▸ **Do this**: Answer with one number: the count of lines in this material that hold the word "seaborn".

▸ **Data segment**:

--------------------------------

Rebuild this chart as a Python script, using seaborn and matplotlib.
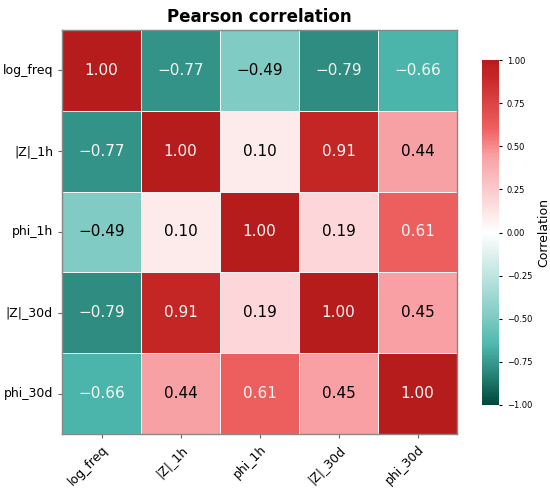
import numpy as np
import pandas as pd
import matplotlib
matplotlib.use("Agg")
import matplotlib.pyplot as plt
import seaborn as sns
from matplotlib.colors import LinearSegmentedColormap

# Data
labels = ["log_freq", "|Z|_1h", "phi_1h", "|Z|_30d", "phi_30d"]
row_log_freq = [1.00, -0.77, -0.49, -0.79, -0.66]
row_z_1h = [-0.77, 1.00, 0.10, 0.91, 0.44]
row_phi_1h = [-0.49, 0.10, 1.00, 0.19, 0.61]
row_z_30d = [-0.79, 0.91, 0.19, 1.00, 0.45]
row_phi_30d = [-0.66, 0.44, 0.61, 0.45, 1.00]
cbar_ticks = [-1.0, -0.75, -0.5, -0.25, 0.0, 0.25, 0.5, 0.75, 1.0]

corr = pd.DataFrame([row_log_freq, row_z_1h, row_phi_1h, row_z_30d, row_phi_30d],
                    index=labels, columns=labels)

# teal -> white -> red colormap
cmap = LinearSegmentedColormap.from_list("teal_red", [
    (0.0, "#00473b"),
    (0.1, "#2e8b80"),
    (0.17, "#4db6ac"),
    (0.255, "#80cbc4"),
    (0.5, "#ffffff"),
    (0.725, "#f8a0a3"),
    (0.8, "#ef6262"),
    (0.95, "#c62828"),
    (1.0, "#b71c1c"),
])

W, H = 550, 492
fig = plt.figure(figsize=(W / 100, H / 100), dpi=100)
ax = fig.add_axes([62 / W, 1 - 434 / H, 395 / W, 404 / H])
cax = fig.add_axes([482 / W, 1 - 405 / H, 17 / W, 345 / H])

sns.heatmap(corr, ax=ax, cbar_ax=cax, cmap=cmap, vmin=-1, vmax=1,
            annot=True, fmt=".2f", annot_kws={"fontsize": 11},
            linewidths=0.6, linecolor="#f4f4f4",
            cbar_kws={"label": "Correlation", "ticks": cbar_ticks})

# proper minus sign and text colour by magnitude
for txt, v in zip(ax.texts, corr.values.flatten()):
    txt.set_text(txt.get_text().replace("-", "\u2212"))
    txt.set_color("#f5f5f5" if abs(v) > 0.5 else "black")

for sp in ax.spines.values():
    sp.set_visible(True)
    sp.set_color("#888888")
    sp.set_linewidth(1)

ax.set_xticklabels(labels, rotation=45, ha="right", rotation_mode="anchor", fontsize=9)
ax.set_yticklabels(labels, rotation=0, fontsize=9)
ax.tick_params(length=3, color="#666666")
ax.set_title("Pearson correlation", fontsize=12, fontweight="bold", pad=6)

cax.tick_params(labelsize=6, length=2)
cax.yaxis.label.set_size(9)
cbar = ax.collections[0].colorbar
cbar.outline.set_edgecolor("#888888")
cbar.set_ticklabels([f"{t:.2f}".replace("-", "\u2212") for t in cbar_ticks])

fig.savefig("out.png", dpi=100)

--------------------------------

▸ **Complete response**: 2